Milei sufoca argentinos gerando inadimplência e calotes corporativos
No desespero para conter inflação, política de austeridade provoca colapso do crédito e sufoca famílias e empresas; tensão aumenta às vésperas das eleições legislativas
Publicado 06/06/2025 16:09 | Editado 06/06/2025 16:51

A política de choque fiscal promovida por Javier Milei — marcada por cortes agressivos em gastos públicos, fim de subsídios e liberalização cambial — começa a mostrar o que o mercado financeiro considera “seus efeitos colaterais mais graves”: uma crescente onda de inadimplência no sistema financeiro e a multiplicação de calotes entre empresas.
Segundo dados do Banco Central da Argentina compilados pela Bloomberg, os encargos com dívidas incobráveis atingiram o maior patamar em cinco anos, quando comparados ao total de ativos bancários. Em março, a inadimplência dos cartões de crédito chegou a 2,8%, o maior índice desde 2021, enquanto os empréstimos pessoais em atraso subiram para 4,1%, pior nível em nove meses.
As famílias, pressionadas por salários estagnados e uma inflação ainda em torno de 50% ao ano, lutam para manter suas finanças em dia. Em abril, foram mais de 64 mil cheques devolvidos por falta de fundos, maior número desde a pandemia, com uma taxa de rejeição de 1,3% — quase o dobro da média dos Estados Unidos no ano passado.

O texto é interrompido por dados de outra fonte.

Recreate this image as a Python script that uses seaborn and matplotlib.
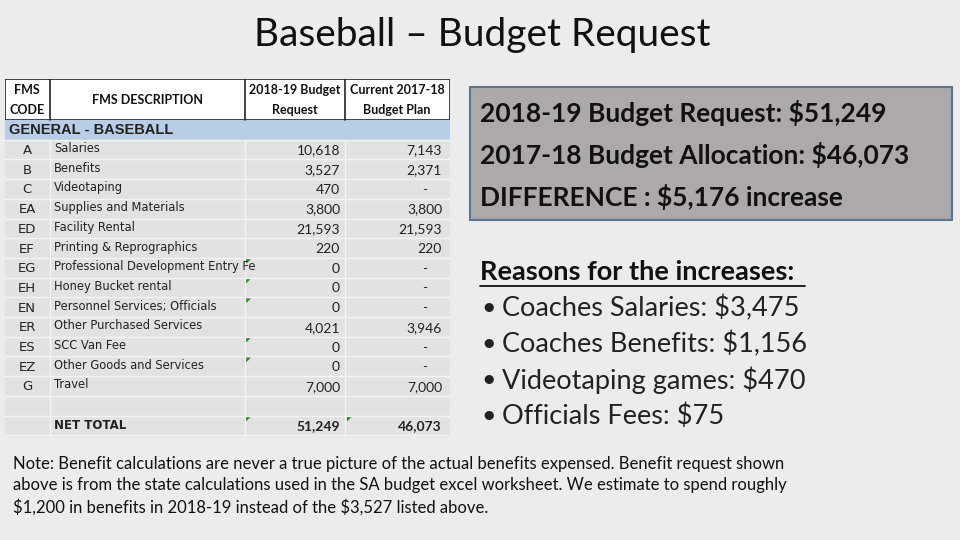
import numpy as np
import pandas as pd
import seaborn as sns
import matplotlib.pyplot as plt
from matplotlib.patches import Rectangle, Polygon

# slide data
title = "Baseball \u2013 Budget Request"
codes = ["A", "B", "C", "EA", "ED", "EF", "EG", "EH", "EN", "ER", "ES", "EZ", "G"]
descriptions = ["Salaries", "Benefits", "Videotaping", "Supplies and Materials",
                "Facility Rental", "Printing & Reprographics",
                "Professional Development Entry Fe", "Honey Bucket rental",
                "Personnel Services; Officials", "Other Purchased Services",
                "SCC Van Fee", "Other Goods and Services", "Travel"]
request_1819 = [10618, 3527, 470, 3800, 21593, 220, 0, 0, 0, 4021, 0, 0, 7000]
plan_1718 = [7143, 2371, None, 3800, 21593, 220, None, None, None, 3946, None, None, 7000]
flagged = [False, False, False, False, False, False, True, True, True, False, True, True, False]
total_request = 51249
total_plan = 46073
summary_lines = [r"2018-19 Budget Request: \$51,249",
                 r"2017-18 Budget Allocation: \$46,073",
                 r"DIFFERENCE : \$5,176 increase"]
reasons_title = "Reasons for the increases:"
reasons = [r"Coaches Salaries: \$3,475", r"Coaches Benefits: \$1,156",
           r"Videotaping games: \$470", r"Officials Fees: \$75"]
note = ("Note: Benefit calculations are never a true picture of the actual benefits expensed. Benefit request shown\n"
        "above is from the state calculations used in the SA budget excel worksheet. We estimate to spend roughly\n"
        r"\$1,200 in benefits in 2018-19 instead of the \$3,527 listed above.")

df = pd.DataFrame({"code": codes, "desc": descriptions,
                   "req": request_1819, "plan": plan_1718, "flag": flagged})

sns.set_theme(style="white")
plt.rcParams["font.family"] = ["Lato", "DejaVu Sans"]

fig = plt.figure(figsize=(9.6, 5.4), dpi=100)
fig.patch.set_facecolor("#ececec")

# slide canvas in pixel units
slide = fig.add_axes([0, 0, 1, 1])
slide.set_xlim(0, 960)
slide.set_ylim(540, 0)
slide.axis("off")

slide.text(482, 35, title, ha="center", va="center", fontsize=28,
           fontweight="normal", color="#111111")

# summary box
slide.add_patch(Rectangle((470, 87), 482, 133, facecolor="#aba9a9",
                          edgecolor="#5b7590", linewidth=1.5))
for i, line in enumerate(summary_lines):
    slide.text(480, 113 + i * 42, line, ha="left", va="center",
               fontsize=19, fontweight="bold", color="#111111")

# reasons
slide.text(480, 272, reasons_title, ha="left", va="center",
           fontsize=19.5, fontweight="bold", color="#111111")
slide.plot([480, 805], [286, 286], color="#111111", lw=1.3)
for i, r in enumerate(reasons):
    slide.text(481, 308 + i * 36, "\u2022", ha="left", va="center",
               fontsize=18, color="#222222")
    slide.text(502, 308 + i * 36, r, ha="left", va="center",
               fontsize=19.5, color="#222222")

slide.text(13, 486, note, ha="left", va="center", fontsize=12,
           color="#111111", linespacing=1.4)

# table axes (pixel-like units inside the table)
tab = fig.add_axes([5 / 960, (540 - 437) / 540, 445 / 960, 358 / 540])
tab.set_xlim(0, 445)
tab.set_ylim(358, 0)
tab.axis("off")

col_edges = [0, 45, 240, 340, 445]
header_h = 41
row_h = 19.7
tab.add_patch(Rectangle((0, header_h), 445, 358 - header_h, facecolor="#e2e2e2", edgecolor="none"))
tab.add_patch(Rectangle((0, 0), 445, header_h, facecolor="white", edgecolor="#222222", lw=1.2))
for x in col_edges[1:-1]:
    tab.plot([x, x], [0, header_h], color="#222222", lw=1.2)

hdr_font = dict(fontsize=9, fontweight="bold", color="#111111")
tab.text(22, 11, "FMS", ha="center", va="center", **hdr_font)
tab.text(22, 31, "CODE", ha="center", va="center", **hdr_font)
tab.text(143, 21, "FMS DESCRIPTION", ha="center", va="center", **hdr_font)
tab.text(290, 11, "2018-19 Budget", ha="center", va="center", **hdr_font)
tab.text(290, 31, "Request", ha="center", va="center", **hdr_font)
tab.text(392, 11, "Current 2017-18", ha="center", va="center", **hdr_font)
tab.text(392, 31, "Budget Plan", ha="center", va="center", **hdr_font)

# general row
tab.add_patch(Rectangle((0, header_h), 445, row_h, facecolor="#b9cde5", edgecolor="none"))
tab.text(4, header_h + row_h / 2, "GENERAL - BASEBALL", ha="left", va="center",
         fontsize=10.5, fontweight="bold", color="#222222",
         family=["Liberation Sans", "DejaVu Sans"])

top = header_h + row_h
n_rows = len(df) + 2
for k in range(n_rows + 1):
    y = top + k * row_h
    tab.plot([0, 445], [y, y], color="#f4f4f4", lw=1)
for x in col_edges[1:-1]:
    tab.plot([x, x], [top, 358], color="#f4f4f4", lw=1)

desc_font = dict(fontsize=8.3, color="#222222", family=["DejaVu Sans"])
num_font = dict(fontsize=10, color="#222222")


def fmt(v):
    return "-" if v is None or (isinstance(v, float) and np.isnan(v)) else f"{int(v):,}"


def flag(x, y):
    tab.add_patch(Polygon([[x + 1, y + 1], [x + 6, y + 1], [x + 1, y + 6]],
                          closed=True, facecolor="#2e7d32", edgecolor="none"))


for i, row in df.iterrows():
    yc = top + (i + 0.5) * row_h
    tab.text(22, yc + 1, row["code"], ha="center", va="center", fontsize=9.5,
             color="#222222", family=["DejaVu Sans"])
    tab.text(49, yc - 1, row["desc"], ha="left", va="center", clip_on=True, **desc_font)
    tab.text(335, yc + 1, fmt(row["req"]), ha="right", va="center", **num_font)
    pv = fmt(row["plan"])
    if pv == "-":
        tab.text(420, yc + 1, pv, ha="center", va="center", **num_font)
    else:
        tab.text(437, yc + 1, pv, ha="right", va="center", **num_font)
    if row["flag"]:
        flag(240, top + i * row_h)

yt = top + (len(df) + 1.5) * row_h
tab.text(49, yt, "NET TOTAL", ha="left", va="center", fontsize=8.5,
         fontweight="bold", color="#222222", family=["DejaVu Sans"])
tab.text(335, yt + 1, f"{total_request:,}", ha="right", va="center", fontsize=10,
         fontweight="bold", color="#222222")
tab.text(437, yt + 1, f"{total_plan:,}", ha="right", va="center", fontsize=10,
         fontweight="bold", color="#222222")
flag(240, top + (len(df) + 1) * row_h)
flag(341, top + (len(df) + 1) * row_h)

fig.savefig("out.png", dpi=100, facecolor=fig.get_facecolor())
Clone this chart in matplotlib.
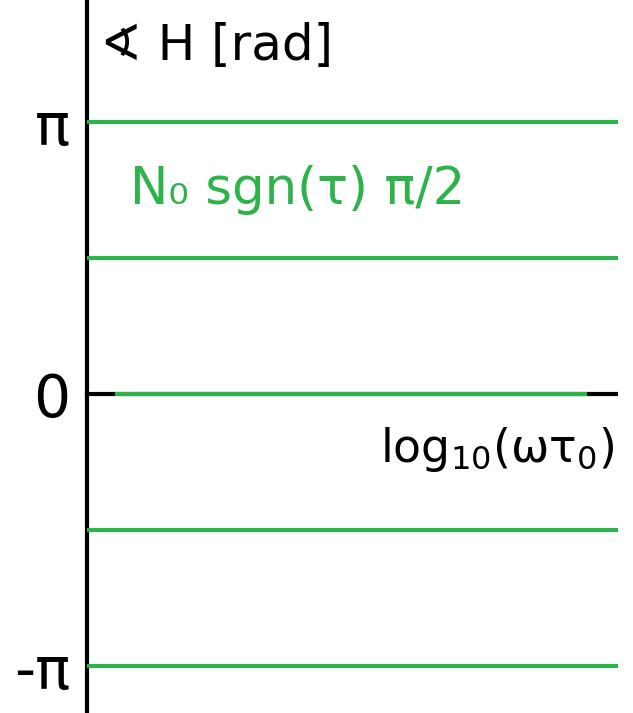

Empresas fragilizadas: colapso do crédito e retração do consumo
No setor corporativo, a situação também se agrava. Indústrias, varejistas, construtoras e exportadoras estão sendo duplamente atingidas: pela retração do consumo interno e pela perda de acesso ao mercado de capitais, que antes era lucrativo em função dos controles cambiais. Agora, com o fim das restrições, investidores locais preferem dolarizar suas carteiras, e empresas enfrentam mais dificuldades para captar recursos.
Esse cenário levou a uma série de calotes emblemáticos. A Albanesi SA, do setor energético, deixou de pagar US$ 19,5 milhões em juros de um título emitido há apenas seis meses. A Celulosa Argentina SA alertou para risco de default, enquanto a San Miguel AGICI, do setor cítrico, anulou sua última emissão de dívida. A Petrolera Aconcagua Energía SA, que tentou captar US$ 250 milhões no exterior, enfrentou baixa demanda.
Esses episódios não se limitam a um setor específico, mas evidenciam uma fragilidade sistêmica crescente. Empresas que antes lucravam com arbitragem cambial e financiamentos subsidiados agora enfrentam juros elevados e margens comprimidas. Algumas, como Grupo Los Grobo, Agrofina e Red Surcos, acumulam inadimplência estimada em centenas de milhões de dólares.
Investidores cautelosos e inadimplência crescente elevam risco político
Com a aproximação das eleições legislativas de outubro, a escalada da inadimplência torna-se um indicador preocupante para a estabilidade política do governo Milei. A reação das urnas servirá como termômetro da aceitação popular às políticas de austeridade. Até aqui, a estratégia tem sido clara: estabilizar a inflação a qualquer custo, mesmo com salários reais em queda e retração econômica.
“É uma luz amarela. A cobrança de crédito está ficando mais difícil”, alerta Gastón Rossi, diretor do Banco Ciudad de Buenos Aires, ao Infobae. “O governo escolheu combater a inflação rapidamente, mesmo sabendo que isso traria estagnação de rendimentos e maior risco social”.
A agência Moody’s, atenta à deterioração do ambiente corporativo, rebaixou recentemente a nota da Celulosa Argentina, citando a valorização do peso e a perda de competitividade das exportações. O diagnóstico é claro: a crise de crédito já ultrapassou a esfera financeira e contamina toda a cadeia produtiva.
O dilema de Milei: estabilizar ou estimular?
O governo Milei enfrenta agora um dilema que vai além da ortodoxia fiscal. Persistir no ajuste ou dar fôlego à economia com algum estímulo seletivo? O tempo joga contra: o eleitorado empobrece e o apoio político pode evaporar.
A estratégia atual — desregulamentação abrupta, choque cambial, cortes generalizados — trouxe algum alívio nos índices inflacionários, mas à custa de um crescimento cada vez mais improvável e de uma espiral de endividamento tóxico.
Em meio a esse cenário, a Argentina caminha para outubro com ares de plebiscito: ou ratifica a cartilha de Milei, ou impõe um freio político à sua agenda. Enquanto isso, famílias e empresas já sentem no bolso o peso do receituário ultraliberal — e o país, mais uma vez, se equilibra no fio da navalha.